Story Submitted by Roger:
Sonia was an online find with more personality than any dozen girls I had met prior. She informed me that she had two tattoos, one of which, she said, "Is actually in a place I can show you, and it's pertinent to your interests."
My aforementioned interests had to do with my studies of business with an emphasis on Chinese markets. Sonia's tattoo, apparently, was of a Chinese symbol. I looked forward to seeing it on our date. I picked out a Chinese restaurant.
We were eating our appetizer when she showed me the tattoo, on her upper left chest. As she had said, it was a single Chinese character in black ink, and I recognized it immediately. She said, "It means 'memory.'"
The thing is, that isn't what it said. I looked at it for a good minute, and concluded that she had been duped.

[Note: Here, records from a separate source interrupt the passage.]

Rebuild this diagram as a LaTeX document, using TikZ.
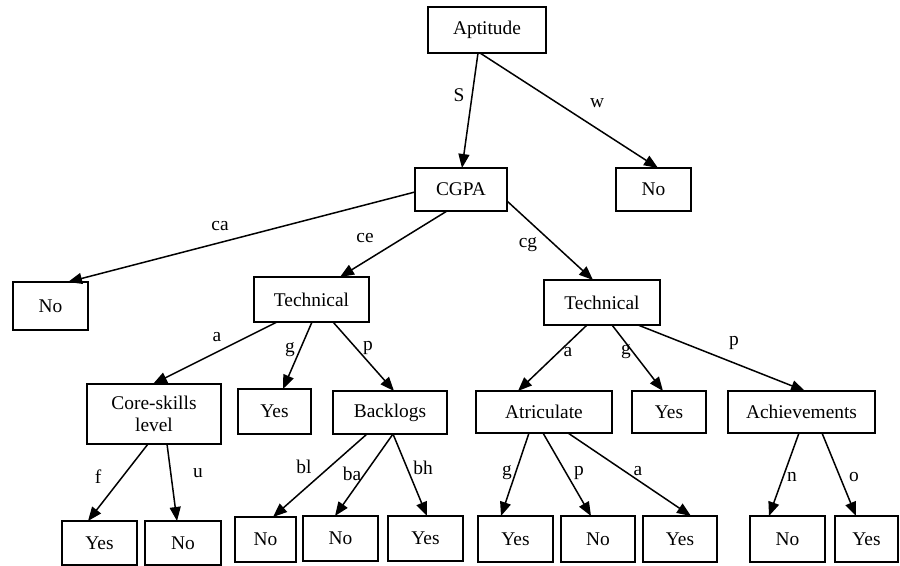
\documentclass[tikz,border=0pt]{standalone}
\usepackage{fontspec}
\setmainfont{Liberation Serif}
\usetikzlibrary{arrows.meta}
\begin{document}
\begin{tikzpicture}[x=0.5pt,y=-0.5pt,
  box/.style={draw, line width=1pt, inner sep=0pt, outer sep=0pt, align=center,
    font=\fontsize{9.7}{11}\selectfont},
  sz/.style 2 args={minimum width=#1*0.5pt, minimum height=#2*0.5pt},
  arr/.style={line width=0.75pt, -{Triangle[length=7pt,width=5.5pt]}},
  lbl/.style={inner sep=0pt, font=\fontsize{9.7}{11}\selectfont}]
\useasboundingbox (0,0) rectangle (900,566);
% nodes
\node[box, sz={118}{46}] (apt) at (487,30) {Aptitude};
\node[box, sz={92}{43}] (cgpa) at (461,189.5) {CGPA};
\node[box, sz={75}{43}] (noA) at (653.5,189.5) {No};
\node[box, sz={75}{48}] (noB) at (50.5,306) {No};
\node[box, sz={115}{45}] (techL) at (311.5,299.5) {Technical};
\node[box, sz={116}{45}] (techR) at (602,302.5) {Technical};
\node[box, sz={134}{60}] (core) at (154,414) {Core-skills\\level};
\node[box, sz={73}{45}] (yesT) at (274.5,411.5) {Yes};
\node[box, sz={114}{43}] (back) at (390,412.5) {Backlogs};
\node[box, sz={136}{42}] (atr) at (544,412) {Atriculate};
\node[box, sz={74}{42}] (yesU) at (669,412) {Yes};
\node[box, sz={147}{42}] (ach) at (801.5,412) {Achievements};
\node[box, sz={75}{44}] (y1) at (99.5,543) {Yes};
\node[box, sz={76}{44}] (n1) at (183,543) {No};
\node[box, sz={61}{45}] (n2) at (265.5,539.5) {No};
\node[box, sz={75}{45}] (n3) at (340.5,538.5) {No};
\node[box, sz={75}{45}] (y2) at (425.5,538.5) {Yes};
\node[box, sz={75}{46}] (y3) at (515.5,539) {Yes};
\node[box, sz={74}{46}] (n4) at (598,539) {No};
\node[box, sz={74}{46}] (y4) at (680,539) {Yes};
\node[box, sz={75}{46}] (n5) at (787.5,539) {No};
\node[box, sz={63}{46}] (y5) at (866.5,539) {Yes};
% edges
\draw[arr] (apt.south -| 478,0) -- (cgpa.north -| 462,0);
\draw[arr] (apt.south -| 480,0) -- (noA.north -| 658,0);
\draw[arr] (cgpa.west |- 0,192) -- (noB.north -| 68,0);
\draw[arr] (cgpa.south -| 447,0) -- (techL.north -| 340,0);
\draw[arr] (cgpa.east |- 0,201) -- (techR.north -| 593,0);
\draw[arr] (techL.south -| 277,0) -- (core.north -| 153,0);
\draw[arr] (techL.south -| 312,0) -- (yesT.north -| 283,0);
\draw[arr] (techL.south -| 333,0) -- (back.north -| 394,0);
\draw[arr] (core.south -| 148,0) -- (y1.north -| 88,0);
\draw[arr] (core.south -| 167,0) -- (n1.north -| 177,0);
\draw[arr] (back.south -| 367,0) -- (n2.north -| 273,0);
\draw[arr] (back.south -| 393,0) -- (n3.north -| 335,0);
\draw[arr] (back.south -| 393,0) -- (y2.north -| 427,0);
\draw[arr] (techR.south -| 587,0) -- (atr.north -| 518,0);
\draw[arr] (techR.south -| 612,0) -- (yesU.north -| 663,0);
\draw[arr] (techR.south -| 638,0) -- (ach.north -| 805,0);
\draw[arr] (atr.south -| 529,0) -- (y3.north -| 501,0);
\draw[arr] (atr.south -| 543,0) -- (n4.north -| 591,0);
\draw[arr] (atr.south -| 568,0) -- (y4.north -| 691,0);
\draw[arr] (ach.south -| 799,0) -- (n5.north -| 769,0);
\draw[arr] (ach.south -| 822,0) -- (y5.north -| 856,0);
% labels
\node[lbl] (lS) at (459,95) {S};
\node[lbl] (lw) at (597,103) {w};
\node[lbl] (lca) at (220,226) {ca};
\node[lbl] (lce) at (365,238) {ce};
\node[lbl] (lcg) at (528,245) {cg};
\node[lbl] (la1) at (217,337) {a};
\node[lbl] (lg1) at (290,350) {g};
\node[lbl] (lp1) at (368,348) {p};
\node[lbl] (la2) at (568,352) {a};
\node[lbl] (lg2) at (626,352) {g};
\node[lbl] (lp2) at (734,343) {p};
\node[lbl] (lf) at (98,477) {f};
\node[lbl] (lu) at (198,473) {u};
\node[lbl] (lbl) at (304,467) {bl};
\node[lbl] (lba) at (352,474) {ba};
\node[lbl] (lbh) at (423,468) {bh};
\node[lbl] (lg3) at (507,473) {g};
\node[lbl] (lp3) at (579,473) {p};
\node[lbl] (la3) at (638,471) {a};
\node[lbl] (ln) at (792,477) {n};
\node[lbl] (lo) at (854,477) {o};
\end{tikzpicture}
\end{document}
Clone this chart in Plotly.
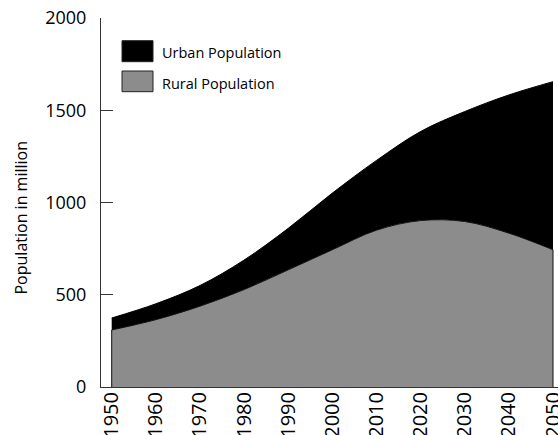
import plotly.graph_objects as go

# ---- data ----
years = [1950, 1960, 1970, 1980, 1990, 2000, 2010, 2020, 2030, 2040, 2050]
rural_population = [309, 365, 438, 528, 635, 744, 850, 902, 897, 834, 744]
urban_population = [65, 86, 112, 160, 225, 307, 378, 483, 596, 749, 911]
total_population = [r + u for r, u in zip(rural_population, urban_population)]
x_tick_labels = [str(y) for y in years]
y_tick_values = [0, 500, 1000, 1500, 2000]

RURAL_COLOR = "#8c8c8c"
URBAN_COLOR = "#000000"
AXIS_COLOR = "#333333"
FONT = "Open Sans"

W, H = 558, 435
ML, MR, MT, MB = 101, 0, 18, 48
PW, PH = W - ML - MR, H - MT - MB


def px2x(px):
    return (px - ML) / PW


def px2y(py):
    return (H - MB - py) / PH


fig = go.Figure()

fig.add_trace(go.Scatter(
    x=years, y=rural_population, mode="lines", line=dict(color="#111111", width=1, shape="spline"),
    fill="tozeroy", fillcolor=RURAL_COLOR, name="Rural Population", showlegend=False,
    hoverinfo="skip"))
fig.add_trace(go.Scatter(
    x=years, y=total_population, mode="lines", line=dict(color=URBAN_COLOR, width=1, shape="spline"),
    fill="tonexty", fillcolor=URBAN_COLOR, name="Urban Population", showlegend=False,
    hoverinfo="skip"))
# vertical edges of the rural area
fig.add_trace(go.Scatter(
    x=[years[0], years[0], None, years[-1], years[-1]],
    y=[0, rural_population[0], None, 0, rural_population[-1]],
    mode="lines", line=dict(color="#111111", width=1), showlegend=False, hoverinfo="skip"))

# manual legend
shapes = []
annotations = []
legend_items = [("Urban Population", URBAN_COLOR, 40.7, 61.7, 53),
                ("Rural Population", RURAL_COLOR, 71, 91.7, 84)]
for label, color, y0, y1, yc in legend_items:
    shapes.append(dict(type="rect", xref="paper", yref="paper",
                       x0=px2x(122), x1=px2x(153), y0=px2y(y1), y1=px2y(y0),
                       fillcolor=color, line=dict(color="#222222", width=1), layer="above"))
    annotations.append(dict(text=label, xref="paper", yref="paper", x=px2x(160), y=px2y(yc),
                            xanchor="left", yanchor="middle", showarrow=False,
                            font=dict(family=FONT, size=14.5, color="#000")))

annotations.append(dict(text="Population in million", xref="paper", yref="paper",
                        x=px2x(20.5), y=px2y(218), textangle=-90, xanchor="center",
                        yanchor="middle", showarrow=False,
                        font=dict(family=FONT, size=16, color="#000")))

x0_px = 111.7
px_per_year = 4.413
x_range = [years[0] - (x0_px - ML) / px_per_year, years[0] + (W - MR - x0_px) / px_per_year]

fig.update_layout(
    width=W, height=H,
    margin=dict(l=ML, r=MR, t=MT, b=MB, pad=0, autoexpand=False),
    paper_bgcolor="white", plot_bgcolor="white",
    showlegend=False,
    hovermode=False,
    font=dict(family=FONT, color="#000"),
    shapes=shapes,
    annotations=annotations,
    xaxis=dict(range=x_range, tickvals=years, ticktext=x_tick_labels, tickangle=-90,
               showline=True, linecolor=AXIS_COLOR, linewidth=1, ticks="",
               showgrid=False, zeroline=False, tickfont=dict(family=FONT, size=20, color="#000"),
               ticklabelstandoff=-4, ticklabeloverflow="allow", automargin=False),
    yaxis=dict(range=[0, 2000], tickvals=y_tick_values, ticks="inside", ticklen=12,
               tickcolor=AXIS_COLOR, tickwidth=1,
               showline=True, linecolor=AXIS_COLOR, linewidth=1,
               showgrid=False, zeroline=False, tickfont=dict(family=FONT, size=18, color="#000"),
               ticklabelstandoff=10, ticklabeloverflow="allow", automargin=False),
)

fig.write_html("out.html", config={"displayModeBar": False},
               post_script="document.body.style.margin='0';document.body.style.overflow='hidden';")
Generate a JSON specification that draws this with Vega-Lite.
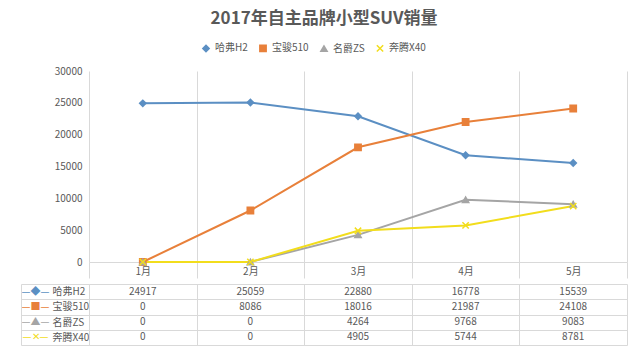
{
  "$schema": "https://vega.github.io/schema/vega-lite/v6.json",
  "padding": {"left": 20, "top": 10, "right": 14, "bottom": 10},
  "title": {"text": "2017年自主品牌小型SUV销量", "fontSize": 17, "fontWeight": "bold", "color": "#595959", "anchor": "middle", "offset": 15},
  "datasets": {
    "sales": [
      {"month": "1月", "series": "哈弗H2", "value": 24917},
      {"month": "2月", "series": "哈弗H2", "value": 25059},
      {"month": "3月", "series": "哈弗H2", "value": 22880},
      {"month": "4月", "series": "哈弗H2", "value": 16778},
      {"month": "5月", "series": "哈弗H2", "value": 15539},
      {"month": "1月", "series": "宝骏510", "value": 0},
      {"month": "2月", "series": "宝骏510", "value": 8086},
      {"month": "3月", "series": "宝骏510", "value": 18016},
      {"month": "4月", "series": "宝骏510", "value": 21987},
      {"month": "5月", "series": "宝骏510", "value": 24108},
      {"month": "1月", "series": "名爵ZS", "value": 0},
      {"month": "2月", "series": "名爵ZS", "value": 0},
      {"month": "3月", "series": "名爵ZS", "value": 4264},
      {"month": "4月", "series": "名爵ZS", "value": 9768},
      {"month": "5月", "series": "名爵ZS", "value": 9083},
      {"month": "1月", "series": "奔腾X40", "value": 0},
      {"month": "2月", "series": "奔腾X40", "value": 0},
      {"month": "3月", "series": "奔腾X40", "value": 4905},
      {"month": "4月", "series": "奔腾X40", "value": 5744},
      {"month": "5月", "series": "奔腾X40", "value": 8781}
    ]
  },
  "data": {"name": "sales"},
  "spacing": 0,
  "vconcat": [
    {
      "width": 538,
      "height": 191,
      "encoding": {
        "x": {
          "field": "month", "type": "ordinal", "bandPosition": 0.5,
          "sort": ["1月", "2月", "3月", "4月", "5月"],
          "scale": {"type": "band", "paddingInner": 0, "paddingOuter": 0},
          "axis": {"title": null, "labelAngle": 0, "tickBand": "extent", "grid": true, "gridColor": "#d9d9d9", "tickColor": "#d9d9d9", "tickSize": 16, "domainColor": "#d9d9d9", "labelPadding": -12, "labelColor": "#595959", "labelFontSize": 10, "labelBaseline": "top", "minExtent": 16, "maxExtent": 16}
        },
        "y": {
          "field": "value", "type": "quantitative",
          "scale": {"domain": [0, 30000]},
          "axis": {"title": null, "values": [0, 5000, 10000, 15000, 20000, 25000, 30000], "format": "d", "grid": false, "domain": false, "ticks": false, "labelPadding": 7, "labelColor": "#595959", "labelFontSize": 10}
        },
        "color": {
          "field": "series", "type": "nominal",
          "sort": ["哈弗H2", "宝骏510", "名爵ZS", "奔腾X40"],
          "scale": {"domain": ["哈弗H2", "宝骏510", "名爵ZS", "奔腾X40"], "range": ["#5b8fc3", "#e8803a", "#a5a5a5", "#f2dd1c"]},
          "legend": {"orient": "none", "legendX": 112, "legendY": -28, "direction": "horizontal", "title": null, "labelFontSize": 10, "labelColor": "#595959", "symbolSize": 40, "columnPadding": 8}
        }
      },
      "layer": [
        {"mark": {"type": "line", "strokeWidth": 2}},
        {
          "mark": {"type": "point", "filled": true, "size": 40, "opacity": 1, "strokeWidth": 1.5},
          "encoding": {
            "shape": {
              "field": "series", "type": "nominal",
              "sort": ["哈弗H2", "宝骏510", "名爵ZS", "奔腾X40"],
              "scale": {"domain": ["哈弗H2", "宝骏510", "名爵ZS", "奔腾X40"], "range": ["diamond", "square", "triangle-up", "M-1,-1L1,1M1,-1L-1,1"]},
              "legend": {"orient": "none", "legendX": 112, "legendY": -28, "direction": "horizontal", "title": null, "labelFontSize": 10, "labelColor": "#595959", "symbolSize": 40, "columnPadding": 8}
            },
            "stroke": {
              "field": "series", "type": "nominal",
              "scale": {"domain": ["哈弗H2", "宝骏510", "名爵ZS", "奔腾X40"], "range": ["#5b8fc3", "#e8803a", "#a5a5a5", "#f2dd1c"]},
              "legend": null
            }
          }
        }
      ]
    },
    {
      "width": 538,
      "height": 61,
      "encoding": {
        "x": {
          "field": "month", "type": "ordinal",
          "sort": ["1月", "2月", "3月", "4月", "5月"],
          "scale": {"type": "band", "paddingInner": 0, "paddingOuter": 0},
          "axis": {"title": null, "labels": false, "ticks": false, "domain": false, "grid": true, "tickBand": "extent", "gridColor": "#d9d9d9"}
        },
        "text": {"field": "value", "type": "quantitative", "format": "d"}
      },
      "layer": [
        {
          "mark": {"type": "text", "fontSize": 10, "color": "#595959"},
          "encoding": {
            "y": {
              "field": "series", "type": "nominal",
              "sort": ["哈弗H2", "宝骏510", "名爵ZS", "奔腾X40"],
              "scale": {"type": "band", "paddingInner": 0, "paddingOuter": 0},
              "axis": {"title": null, "orient": "left", "tickBand": "extent", "grid": true, "gridColor": "#d9d9d9", "tickSize": 68, "tickColor": "#d9d9d9", "domain": true, "domainColor": "#d9d9d9", "labelAlign": "left", "labelPadding": -31, "labelColor": "#595959", "labelFontSize": 10}
            }
          }
        },
        {
          "mark": {"type": "text", "fontSize": 10, "opacity": 0},
          "encoding": {
            "y": {
              "field": "series", "type": "nominal",
              "sort": ["哈弗H2", "宝骏510", "名爵ZS", "奔腾X40"],
              "scale": {"type": "band", "paddingInner": 0, "paddingOuter": 0},
              "axis": {
                "title": null, "orient": "left", "grid": false, "domain": false, "ticks": false, "tickSize": 0,
                "labelAlign": "center", "labelPadding": 54, "labelFontSize": 10,
                "labelExpr": "datum.value == '哈弗H2' ? '—◆—' : datum.value == '宝骏510' ? '—■—' : datum.value == '名爵ZS' ? '—▲—' : '—✕—'",
                "labelColor": {"condition": [
                  {"test": "datum.value == '哈弗H2'", "value": "#5b8fc3"},
                  {"test": "datum.value == '宝骏510'", "value": "#e8803a"},
                  {"test": "datum.value == '名爵ZS'", "value": "#a5a5a5"}
                ], "value": "#f2dd1c"}
              }
            }
          }
        },
        {
          "mark": {"type": "text", "fontSize": 10, "opacity": 0},
          "encoding": {
            "y": {
              "field": "series", "type": "nominal",
              "sort": ["哈弗H2", "宝骏510", "名爵ZS", "奔腾X40"],
              "scale": {"type": "band", "paddingInner": 0, "paddingOuter": 0},
              "axis": {"title": null, "orient": "left", "offset": 68, "grid": false, "domain": true, "domainColor": "#d9d9d9", "ticks": false, "labels": false}
            }
          }
        }
      ],
      "resolve": {"scale": {"y": "independent"}, "axis": {"y": "independent"}}
    }
  ],
  "config": {
    "font": "Noto Sans CJK SC",
    "view": {"stroke": null}
  }
}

The question was: should I tell her or not?
She answered the question for me a moment later with a smile and the words, "You know Chinese. Does it really say that?"
I had to be honest. I said, "No. It actually says something else."
She glanced down at it and her smile disappeared. I was about to potentially ruin this girl's life, and I felt awful for it. Still, I had to be honest. I said, "It's pronounced 'fen.' It means, 'dung.'"
"No, it doesn't," she said, very tense.
I said, "It does. I'm sorry. Can you go back to where you got it?"
She leaned back and covered it with her blouse. She said, "I have a Chinese friend who read it for me and he said that it means 'memory.' I know you're lying."
"Shut up! That's enough! It means 'memory'! It means 'memory'!"
Right hand to God, her tattoo meant "dung." I knew what the symbol was for memory, and that wasn't it. I knew "dung" because I studied up on Chinese swear words and obscenities, because I never knew when they'd come in handy.
I thought about asking a waiter to settle the matter, as we were in a Chinese restaurant, but opted to quit while I had a chance.
Again, though, Sonia was ahead of me. When our waiter returned, she asked him to read her tattoo.
"Fen," he said, and gave her a funny look. "Why fen?"
She paled visibly, glanced at me, covered it up with her hand, and said, "I have to go," and she left. I followed her out to try and calm her down, but she took off at a steady run, and I didn't want to restaurant to think that we were ditching the bill. I returned, paid it, and took her leftovers home for myself.
I wrote her a pleasant e-mail, telling her that she had a lot of solutions available to her and that I'd love to see her again. She never wrote back.